- Data section:
##########

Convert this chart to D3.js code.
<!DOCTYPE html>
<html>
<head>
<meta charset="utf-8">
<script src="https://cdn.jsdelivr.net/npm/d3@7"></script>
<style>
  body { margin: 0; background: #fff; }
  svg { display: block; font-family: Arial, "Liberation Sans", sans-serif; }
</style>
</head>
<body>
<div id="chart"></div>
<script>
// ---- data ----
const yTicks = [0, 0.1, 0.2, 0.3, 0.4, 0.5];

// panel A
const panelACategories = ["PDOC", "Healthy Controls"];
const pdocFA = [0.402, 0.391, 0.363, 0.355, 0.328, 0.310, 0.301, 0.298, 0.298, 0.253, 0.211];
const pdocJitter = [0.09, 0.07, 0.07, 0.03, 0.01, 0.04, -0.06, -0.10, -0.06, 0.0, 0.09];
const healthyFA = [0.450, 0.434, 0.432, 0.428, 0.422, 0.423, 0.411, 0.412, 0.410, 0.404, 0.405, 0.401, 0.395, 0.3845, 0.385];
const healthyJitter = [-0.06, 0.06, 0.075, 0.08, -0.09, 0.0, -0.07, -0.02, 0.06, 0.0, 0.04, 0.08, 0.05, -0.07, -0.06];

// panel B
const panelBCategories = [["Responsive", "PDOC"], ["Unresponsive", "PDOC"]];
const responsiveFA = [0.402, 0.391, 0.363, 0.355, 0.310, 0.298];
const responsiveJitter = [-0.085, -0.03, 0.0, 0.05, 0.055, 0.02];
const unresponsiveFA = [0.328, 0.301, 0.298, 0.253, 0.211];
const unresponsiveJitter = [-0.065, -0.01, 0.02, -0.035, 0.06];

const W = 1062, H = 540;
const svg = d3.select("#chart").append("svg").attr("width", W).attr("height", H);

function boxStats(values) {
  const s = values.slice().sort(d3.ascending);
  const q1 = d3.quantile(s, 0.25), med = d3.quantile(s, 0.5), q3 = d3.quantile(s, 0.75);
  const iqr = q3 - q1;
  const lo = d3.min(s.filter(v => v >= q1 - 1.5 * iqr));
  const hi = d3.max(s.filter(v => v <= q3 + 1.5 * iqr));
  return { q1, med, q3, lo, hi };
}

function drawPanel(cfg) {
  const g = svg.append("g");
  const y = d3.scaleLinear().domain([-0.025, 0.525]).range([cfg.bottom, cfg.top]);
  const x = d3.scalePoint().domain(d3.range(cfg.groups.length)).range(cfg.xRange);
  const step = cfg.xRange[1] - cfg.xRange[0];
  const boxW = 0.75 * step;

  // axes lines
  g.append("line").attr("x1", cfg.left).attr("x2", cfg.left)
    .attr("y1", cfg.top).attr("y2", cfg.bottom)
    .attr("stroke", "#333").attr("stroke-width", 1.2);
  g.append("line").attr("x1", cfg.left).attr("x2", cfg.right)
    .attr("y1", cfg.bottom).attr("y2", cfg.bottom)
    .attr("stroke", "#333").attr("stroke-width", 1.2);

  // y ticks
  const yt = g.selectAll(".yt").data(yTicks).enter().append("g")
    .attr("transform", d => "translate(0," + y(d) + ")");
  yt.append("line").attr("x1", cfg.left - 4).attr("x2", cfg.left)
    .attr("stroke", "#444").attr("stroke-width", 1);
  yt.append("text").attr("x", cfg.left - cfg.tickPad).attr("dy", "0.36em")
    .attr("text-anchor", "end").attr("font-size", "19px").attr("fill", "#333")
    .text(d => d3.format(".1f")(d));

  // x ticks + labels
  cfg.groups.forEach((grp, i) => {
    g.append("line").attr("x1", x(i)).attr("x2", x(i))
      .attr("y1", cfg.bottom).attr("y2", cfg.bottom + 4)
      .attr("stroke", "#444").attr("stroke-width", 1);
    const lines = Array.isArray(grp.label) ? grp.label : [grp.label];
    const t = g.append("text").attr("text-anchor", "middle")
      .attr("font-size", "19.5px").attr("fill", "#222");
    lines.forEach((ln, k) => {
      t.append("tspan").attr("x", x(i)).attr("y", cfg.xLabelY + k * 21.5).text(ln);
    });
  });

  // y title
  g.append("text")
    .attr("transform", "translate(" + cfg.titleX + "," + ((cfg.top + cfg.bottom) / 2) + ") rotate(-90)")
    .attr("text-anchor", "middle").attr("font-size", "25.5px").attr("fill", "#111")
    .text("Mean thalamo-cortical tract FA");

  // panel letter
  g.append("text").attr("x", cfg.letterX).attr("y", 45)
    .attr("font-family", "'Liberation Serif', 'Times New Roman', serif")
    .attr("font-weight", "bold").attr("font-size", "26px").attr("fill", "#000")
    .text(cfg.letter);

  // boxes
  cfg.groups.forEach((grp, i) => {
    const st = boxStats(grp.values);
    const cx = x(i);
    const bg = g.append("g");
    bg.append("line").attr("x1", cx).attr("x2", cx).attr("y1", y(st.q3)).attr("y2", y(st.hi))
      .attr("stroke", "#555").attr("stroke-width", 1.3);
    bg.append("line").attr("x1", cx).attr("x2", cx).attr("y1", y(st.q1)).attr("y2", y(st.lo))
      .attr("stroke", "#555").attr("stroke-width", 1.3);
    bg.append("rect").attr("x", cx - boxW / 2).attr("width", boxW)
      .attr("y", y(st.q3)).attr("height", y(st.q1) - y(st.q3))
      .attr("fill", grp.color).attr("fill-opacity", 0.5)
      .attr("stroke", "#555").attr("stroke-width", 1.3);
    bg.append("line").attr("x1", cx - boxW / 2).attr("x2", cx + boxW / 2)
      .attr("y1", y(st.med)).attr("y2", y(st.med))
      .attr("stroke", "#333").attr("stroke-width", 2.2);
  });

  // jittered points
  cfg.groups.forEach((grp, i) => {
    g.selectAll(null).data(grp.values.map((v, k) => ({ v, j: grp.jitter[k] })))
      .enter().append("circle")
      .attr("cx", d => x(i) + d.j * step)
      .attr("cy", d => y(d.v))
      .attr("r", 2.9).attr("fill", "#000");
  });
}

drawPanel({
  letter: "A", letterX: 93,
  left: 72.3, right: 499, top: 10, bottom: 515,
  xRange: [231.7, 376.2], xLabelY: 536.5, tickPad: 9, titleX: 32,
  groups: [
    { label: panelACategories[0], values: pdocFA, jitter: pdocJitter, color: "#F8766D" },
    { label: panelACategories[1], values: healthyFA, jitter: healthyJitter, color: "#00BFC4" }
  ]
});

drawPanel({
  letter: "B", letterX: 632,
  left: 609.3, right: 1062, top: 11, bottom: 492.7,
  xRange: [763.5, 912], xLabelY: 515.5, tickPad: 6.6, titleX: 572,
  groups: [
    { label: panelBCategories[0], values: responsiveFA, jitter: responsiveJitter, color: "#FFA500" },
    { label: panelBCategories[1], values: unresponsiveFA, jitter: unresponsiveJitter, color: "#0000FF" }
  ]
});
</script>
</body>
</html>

##########

- Short problem: Give again, word for word, the lines of the listing, starting at its first line and ending with the line containing "const boxW = 0.75 * step;".

- The response:
Convert this chart to D3.js code.
<!DOCTYPE html>
<html>
<head>
<meta charset="utf-8">
<script src="https://cdn.jsdelivr.net/npm/d3@7"></script>
<style>
  body { margin: 0; background: #fff; }
  svg { display: block; font-family: Arial, "Liberation Sans", sans-serif; }
</style>
</head>
<body>
<div id="chart"></div>
<script>
// ---- data ----
const yTicks = [0, 0.1, 0.2, 0.3, 0.4, 0.5];

// panel A
const panelACategories = ["PDOC", "Healthy Controls"];
const pdocFA = [0.402, 0.391, 0.363, 0.355, 0.328, 0.310, 0.301, 0.298, 0.298, 0.253, 0.211];
const pdocJitter = [0.09, 0.07, 0.07, 0.03, 0.01, 0.04, -0.06, -0.10, -0.06, 0.0, 0.09];
const healthyFA = [0.450, 0.434, 0.432, 0.428, 0.422, 0.423, 0.411, 0.412, 0.410, 0.404, 0.405, 0.401, 0.395, 0.3845, 0.385];
const healthyJitter = [-0.06, 0.06, 0.075, 0.08, -0.09, 0.0, -0.07, -0.02, 0.06, 0.0, 0.04, 0.08, 0.05, -0.07, -0.06];

// panel B
const panelBCategories = [["Responsive", "PDOC"], ["Unresponsive", "PDOC"]];
const responsiveFA = [0.402, 0.391, 0.363, 0.355, 0.310, 0.298];
const responsiveJitter = [-0.085, -0.03, 0.0, 0.05, 0.055, 0.02];
const unresponsiveFA = [0.328, 0.301, 0.298, 0.253, 0.211];
const unresponsiveJitter = [-0.065, -0.01, 0.02, -0.035, 0.06];

const W = 1062, H = 540;
const svg = d3.select("#chart").append("svg").attr("width", W).attr("height", H);

function boxStats(values) {
  const s = values.slice().sort(d3.ascending);
  const q1 = d3.quantile(s, 0.25), med = d3.quantile(s, 0.5), q3 = d3.quantile(s, 0.75);
  const iqr = q3 - q1;
  const lo = d3.min(s.filter(v => v >= q1 - 1.5 * iqr));
  const hi = d3.max(s.filter(v => v <= q3 + 1.5 * iqr));
  return { q1, med, q3, lo, hi };
}

function drawPanel(cfg) {
  const g = svg.append("g");
  const y = d3.scaleLinear().domain([-0.025, 0.525]).range([cfg.bottom, cfg.top]);
  const x = d3.scalePoint().domain(d3.range(cfg.groups.length)).range(cfg.xRange);
  const step = cfg.xRange[1] - cfg.xRange[0];
  const boxW = 0.75 * step;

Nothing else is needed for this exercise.